Lasso and Ridge Distribution

Figure 2

For a two-dimensional feature space, the constraint regions (see supplement 1 and 2) are plotted for Lasso and Ridge regression with cyan and green colours. The elliptical contours are the cost function of linear regression. Now if we have relaxed conditions on the coefficients, then the constrained regions can get bigger and eventually they will hit the centre of the ellipse. This is the case when Ridge and Lasso regression resembles linear regression results. Otherwise, both methods determine coefficients by finding the first point where the elliptical contours hit the region of constraints. The diamond (Lasso) has corners on the axes, unlike the disk, and whenever the elliptical region hits such point, one of the features completely vanishes! For higher dimensional feature space there can be many solutions on the axis with Lasso regression and thus we get only the important features selected.
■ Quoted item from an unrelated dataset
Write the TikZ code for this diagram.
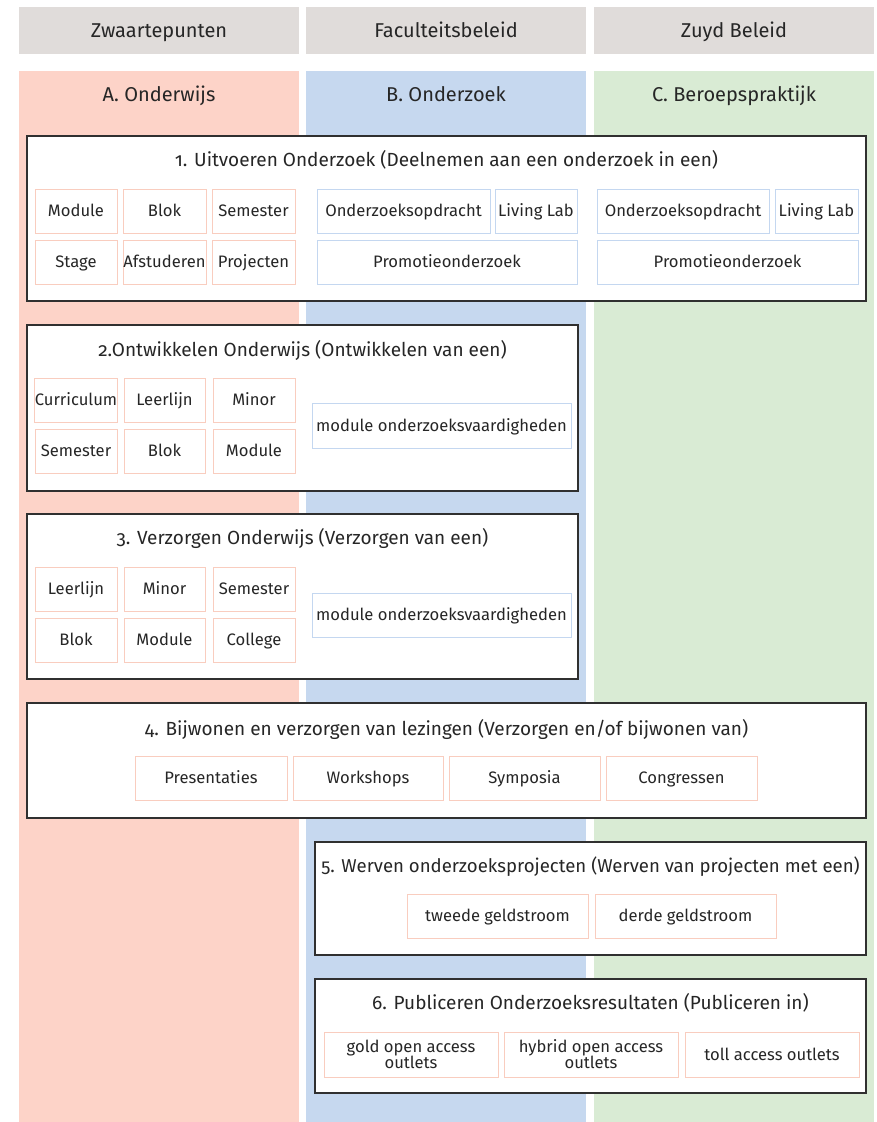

Lasso tends to give sparse weights (most zeros), because the l1 regularization cares equally about driving down big weights to small weights, or driving small weights to zeros. If we have a lot of predictors (features), and you suspect that not all of them are that important, Lasso may be really good idea to start with.

Compare Ridge and Lasso :

Figure 3

The colored lines are the paths of regression coefficients shrinking towards zero. If we draw a vertical line in the figure, it will give a set of regression coefficients corresponding to a fixed $\lambda$. (The x-axis actually shows the proportion of shrinkage instead of $\lambda$).

Ridge regression shrinks all regression coefficients towards zero; the lasso tends to give a set of zero regression coefficients and leads to a sparse solution.

Figure 4

Note that for both ridge regression and the lasso the regression coefficients can move from positive to negative values as they are shrunk toward zero.